Such a small change and the guitar looks 100x more appealing! Congrats!


----------



## vertibration (Jun 27, 2016)

Very cool. Looking to get a Tam 10 as well, and do similar customization's.


----------



## LordHar (Jun 28, 2016)

Am I the only one who can't see the pics in the main post?


----------



## vertibration (Jun 28, 2016)

Daf57 said:


> Ah - so much better! Thanks again Randy!!



So Im looking to do a custom job on my future tam10. When you bought the Spertzels, did you have to buy two sets? Stupid question maybe, but I just didnt know if they would make a special 8 string set if requested


----------



## Daf57 (Jun 28, 2016)

I bought an 8 tuner set from SportHiTech on ebay - listing below

Sperzel Trimlok 8 String Locking Black Tuners New EZ Mount No Drilling | eBay

These are the EZ mount - no drilling. They worked perfectly for me - they are very secure.

Thanks
Daf


----------



## LordHar (Jun 28, 2016)

.


----------



## Daf57 (Jun 28, 2016)

I changed up that post - here are the photos from the OP


----------



## vertibration (Jun 28, 2016)

Daf57 said:


> I changed up that post - here are the photos from the OP



Amazing man, for me, I wanna keep the black hardware, and just change the pickguard when I get mine, and also the tuners. 

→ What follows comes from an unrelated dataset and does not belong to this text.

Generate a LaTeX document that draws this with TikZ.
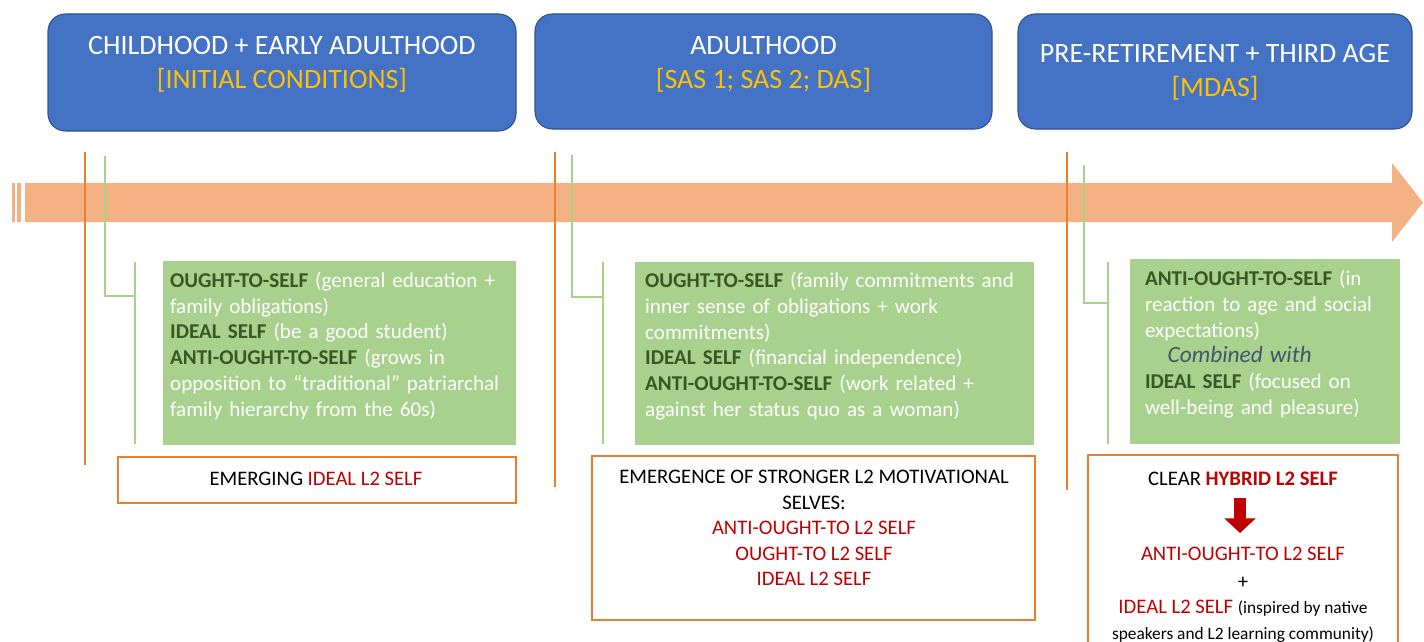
\documentclass[tikz,border=0pt]{standalone}
\usepackage{fontspec}
\setmainfont{Carlito}
\usepackage{xcolor}
\definecolor{hdblue}{HTML}{4472C4}
\definecolor{hdedge}{HTML}{2F528F}
\definecolor{gold}{HTML}{FFC000}
\definecolor{sage}{HTML}{A9D18E}
\definecolor{forest}{HTML}{385723}
\definecolor{ember}{HTML}{ED7D31}
\definecolor{peach}{HTML}{F4B183}
\definecolor{l2red}{HTML}{C00000}
\definecolor{slate}{HTML}{44546A}
\usetikzlibrary{arrows.meta,positioning}
\tikzset{
  hdbox/.style={draw=hdedge,line width=0.8pt,fill=hdblue,rounded corners=13pt},
  hdtxt/.style={text=white,align=center,inner sep=0pt,font=\fontsize{21}{25.5}\selectfont},
  selfbox/.style={fill=sage,text=white,align=left,inner sep=0pt,
                  font=\fontsize{15.8}{19.3}\selectfont},
  l2box/.style={draw=ember,line width=1.2pt,fill=white},
  l2txt/.style={align=center,inner sep=0pt,font=\fontsize{15.5}{19.1}\selectfont},
  tline/.style={draw=ember,line width=1.2pt},
  brk/.style={draw=sage,line width=1pt},
  hybarrow/.style={-{Triangle[width=23pt,length=11pt]},line width=9pt,draw=l2red},
}
\newcommand\selfname[1]{\textbf{\textcolor{forest}{#1}}}
\newcommand\redself[1]{\textcolor{l2red}{#1}}
\newcommand\smallnote{\fontsize{13}{19.1}\selectfont}
\newcommand\lift{\par\vspace*{11pt}}

\begin{document}
\begin{tikzpicture}[x=0.75pt,y=-0.75pt]
  \clip (0,0) rectangle (1424,642);
  \fill[white] (0,0) rectangle (1424,642);

  % ---- timeline ----
  \fill[peach] (12,183) rectangle (15,222);
  \fill[peach] (17,183) rectangle (21,222);
  \fill[peach] (25,183) -- (1392,183) -- (1392,163) -- (1423,202.5)
    -- (1392,242) -- (1392,222) -- (25,222) -- cycle;

  % ---- stages ----
  \node[hdbox,minimum width=351pt,minimum height=87.75pt] (hd1) at (282,72.5) {};
  \node[hdtxt] (hd1t) at (282,64) {CHILDHOOD + EARLY ADULTHOOD\\\textcolor{gold}{[INITIAL CONDITIONS]}};
  \node[hdbox,minimum width=342.75pt,minimum height=86.25pt] (hd2) at (763.5,71.5) {};
  \node[hdtxt] (hd2t) at (763.5,64) {ADULTHOOD\\\textcolor{gold}{[SAS 1; SAS 2; DAS]}};
  \node[hdbox,minimum width=295.5pt,minimum height=86.25pt] (hd3) at (1215,71.5) {};
  \node[hdtxt] (hd3t) at (1215,72.5) {PRE-RETIREMENT + THIRD AGE\\\textcolor{gold}{[MDAS]}};

  % ---- era markers and brackets ----
  \foreach \n/\x/\yb in {1/85/465,2/555/487,3/1067/490} {
    \coordinate (era\n top) at (\x,152);
    \coordinate (era\n end) at (\x,\yb);
    \draw[tline] (era\n top) -- (era\n end);
  }
  \foreach \n/\xa/\ya/\yk/\xb in {1/105/156/296/135,2/572/155/297/603,3/1084/165/303/1108} {
    \coordinate (brk\n a) at (\xa,\ya);
    \coordinate (brk\n k) at (\xb,\yk);
    \coordinate (brk\n t) at (\xb,262);
    \coordinate (brk\n b) at (\xb,444);
    \draw[brk] (brk\n a) |- (brk\n k);
    \draw[brk] (brk\n t) -- (brk\n b);
  }

  % ---- possible selves ----
  \node[selfbox,minimum width=264.75pt,minimum height=138pt,text width=254pt] (self1) at (339.5,353)
    {\selfname{OUGHT-TO-SELF} (general education +\\family obligations)\\
     \selfname{IDEAL SELF} (be a good student)\\
     \selfname{ANTI-OUGHT-TO-SELF} (grows in\\opposition to “traditional” patriarchal\\family hierarchy from the 60s)\lift};
  \node[selfbox,minimum width=299.25pt,minimum height=137.25pt,text width=284pt] (self2) at (834.5,353.5)
    {\selfname{OUGHT-TO-SELF} (family commitments and\\inner sense of obligations + work\\commitments)\\
     \selfname{IDEAL SELF} (financial independence)\\
     \selfname{ANTI-OUGHT-TO-SELF} (work related +\\against her status quo as a woman)\lift};
  \node[selfbox,minimum width=202.5pt,minimum height=138.75pt,text width=180pt] (self3) at (1265,351.5)
    {\selfname{ANTI-OUGHT-TO-SELF} (in\\reaction to age and social\\expectations)\\
     \hspace*{17pt}{\fontsize{17.5}{19.3}\selectfont\textit{\textcolor{slate}{Combined with}}}\\
     \selfname{IDEAL SELF} (focused on\\well-being and pleasure)\lift};

  % ---- L2 selves ----
  \node[l2box,minimum width=298.5pt,minimum height=34.5pt] (l2a) at (317,480) {};
  \node[l2txt] (l2at) at (316,479) {EMERGING \redself{IDEAL L2 SELF}};
  \node[l2box,minimum width=332.25pt,minimum height=123pt] (l2b) at (813.5,538) {};
  \node[l2txt] (l2bt) at (814,528) {EMERGENCE OF STRONGER L2 MOTIVATIONAL\\SELVES:\\
    \redself{ANTI-OUGHT-TO L2 SELF}\\\redself{OUGHT-TO L2 SELF}\\\redself{IDEAL L2 SELF}};
  \node[l2box,minimum width=232.5pt,minimum height=153.75pt] (l2c) at (1243,557.5) {};
  \node[l2txt] (l2ct) at (1243,479) {CLEAR \textbf{\redself{HYBRID L2 SELF}}};
  \coordinate (hybA) at (1240,498);
  \coordinate (hybB) at (1240,533);
  \draw[hybarrow] (hybA) -- (hybB);
  \node[l2txt] (l2cm) at (1243,594.5) {\redself{ANTI-OUGHT-TO L2 SELF}\\[2pt]+\\
    \redself{IDEAL L2 SELF} {\smallnote(inspired by native}\\{\smallnote speakers and L2 learning community)}};
\end{tikzpicture}
\end{document}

Thanks for being so helpful, I really appreciate it


----------



## Dawn of the Shred (Jun 28, 2016)

Wow!!! Absolutely beautiful man


----------



## FILTHnFEAR (Jun 28, 2016)

I probably said it once when you first posted this, but I'll say it again.....

Bad ass, Daf, bad ass.


----------



## LordHar (Jun 29, 2016)

So, I figured it out. Still can't see the pics in this thread, but when I looked at the source of your post and copied the IMG url (dreamscape.com/guitars/tam10-whiteout.jpg) I get an 403 Forbidden no permission etc. message. When I put the www in front of it, they work, and they look awesome! Mystery solved.


----------



## Daf57 (Jun 29, 2016)

Thanks guys!


----------